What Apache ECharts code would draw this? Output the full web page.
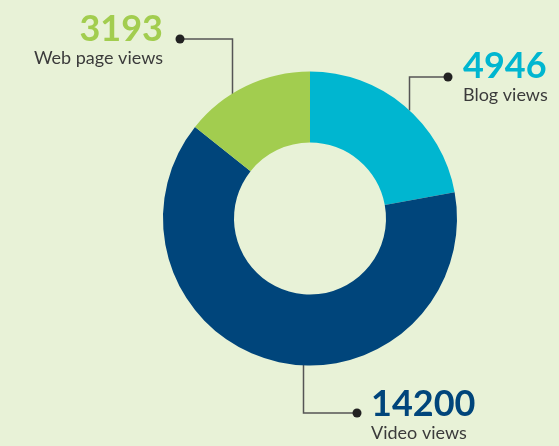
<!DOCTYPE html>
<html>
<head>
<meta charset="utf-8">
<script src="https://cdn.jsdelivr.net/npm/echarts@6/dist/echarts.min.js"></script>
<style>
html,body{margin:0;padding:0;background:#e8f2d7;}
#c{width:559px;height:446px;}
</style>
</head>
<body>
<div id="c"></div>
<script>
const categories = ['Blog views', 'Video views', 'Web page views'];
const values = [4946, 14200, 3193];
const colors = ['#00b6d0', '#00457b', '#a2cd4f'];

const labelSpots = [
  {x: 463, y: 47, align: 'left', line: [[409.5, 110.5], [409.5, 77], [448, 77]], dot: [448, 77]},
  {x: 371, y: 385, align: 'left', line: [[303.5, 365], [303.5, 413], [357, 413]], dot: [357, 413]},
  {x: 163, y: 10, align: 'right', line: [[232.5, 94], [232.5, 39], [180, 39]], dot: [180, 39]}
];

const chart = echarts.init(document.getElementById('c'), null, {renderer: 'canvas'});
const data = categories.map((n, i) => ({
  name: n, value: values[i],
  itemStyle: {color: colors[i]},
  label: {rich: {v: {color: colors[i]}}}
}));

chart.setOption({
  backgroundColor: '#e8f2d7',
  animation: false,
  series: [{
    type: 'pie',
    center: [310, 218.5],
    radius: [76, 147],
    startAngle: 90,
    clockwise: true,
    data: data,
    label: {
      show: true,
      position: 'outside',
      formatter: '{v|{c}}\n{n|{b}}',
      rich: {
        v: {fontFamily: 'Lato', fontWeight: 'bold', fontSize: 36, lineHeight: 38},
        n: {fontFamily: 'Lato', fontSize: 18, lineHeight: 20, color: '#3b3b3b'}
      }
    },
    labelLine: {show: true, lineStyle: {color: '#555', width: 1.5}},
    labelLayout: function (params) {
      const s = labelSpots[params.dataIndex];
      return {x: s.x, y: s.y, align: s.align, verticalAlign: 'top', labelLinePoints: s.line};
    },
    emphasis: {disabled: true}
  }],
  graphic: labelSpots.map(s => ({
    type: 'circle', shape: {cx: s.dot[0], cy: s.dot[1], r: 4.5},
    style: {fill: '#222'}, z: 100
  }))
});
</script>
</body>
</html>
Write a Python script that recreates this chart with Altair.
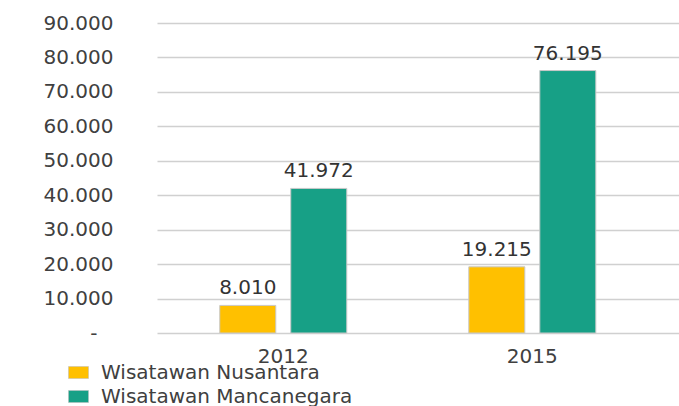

WORK INSTRUCTIONS: Identify which lines contain the word "this" and copy each one.

EXERCISE SOLUTION:
What Apache ECharts code would draw this? Output the full web page.
Write a Python script that recreates this chart with Altair.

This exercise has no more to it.